Japanese refiners Idemitsu Kosan and Cosmo Oil said Thursday they are considering various options including diversifying their crude supply sources, when asked whether they were looking to expand their imports from areas that do not have to transit the Strait of Hormuz.

“Our principle is to actively diversify [crude supply sources] based on economics, while maintaining a core Middle East crude oil [supply],” a spokesman for Japan’s largest refiner JXTG Nippon Oil & Energy said Thursday.

The Middle East accounted for 88.9% of Japan’s crude imports, or an average of 3.13 million b/d, over January-May, according to the Ministry of Economy, Trade and Industry data.

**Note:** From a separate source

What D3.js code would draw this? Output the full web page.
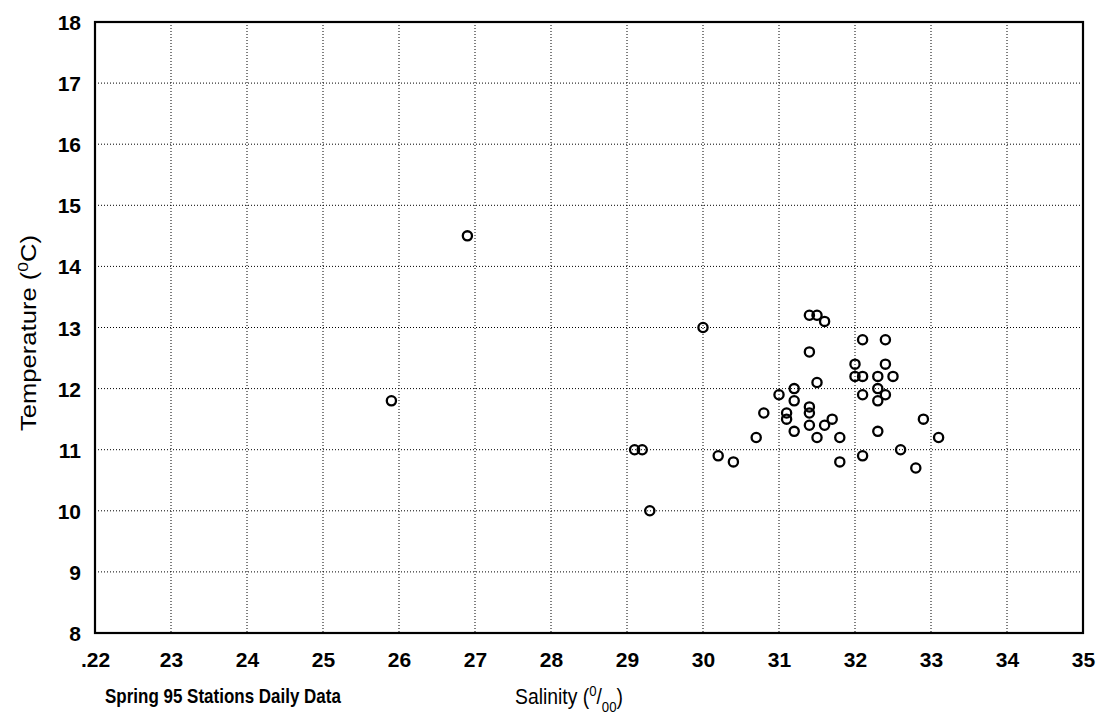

US President Donald Trump’s administration has asked the Japanese government to join its coalition to protect commercial shipments in areas including offshore Iran, the Nikkei newspaper reported Thursday, without citing sources.

“Probably the US is assuming that sending the Self-Defense Forces is the only option for Japan,” said Koichiro Tanaka, professor at Keio University and Japan’s leading expert on Iran. “It is difficult to imagine Trump would agree to any other option.”

But Tanaka added that Japan will be in a dilemma over keeping the balance of its relationships with the US as well as with Iran, where Tokyo has maintained good relations, in addition to domestic considerations.

Lawrence Brennan, who teaches maritime law at Fordham University and is a retired Navy captain who served in the Judge Advocate General’s Corps, said: “I would not be surprised to see a Japanese presence.”

“Japan is probably the dominant or leading party interested in transit through the Strait of Hormuz — they and the Chinese are most dependent on Middle East oil,” Brennan said.

Brennan added that Japan provided support to anti-piracy coalitions in the past, “but they didn’t provide as much active assistance as they were capable of doing,” given the limits of the Self-Defense Forces’ mission as required by the country’s constitution.

“I don’t think there’s going to be a constitutional change in the near future to have a military, but the reality is the Japanese [Maritime] Self-Defense Force looks and acts in many cases as if it were a military — and has a capacity that few militaries in the world have,” Brennan said.

Japan’s Maritime Self-Defense Force has been in operation in the Gulf of Aden offshore Somalia to protect vessels with Japanese interests since 2009 in the wake of piracy attacks.

Brennan said Japan’s base in Djibouti could supply Japanese logistics ships if it joins the security coalition in the Strait of Hormuz and the Bab al-Mandab.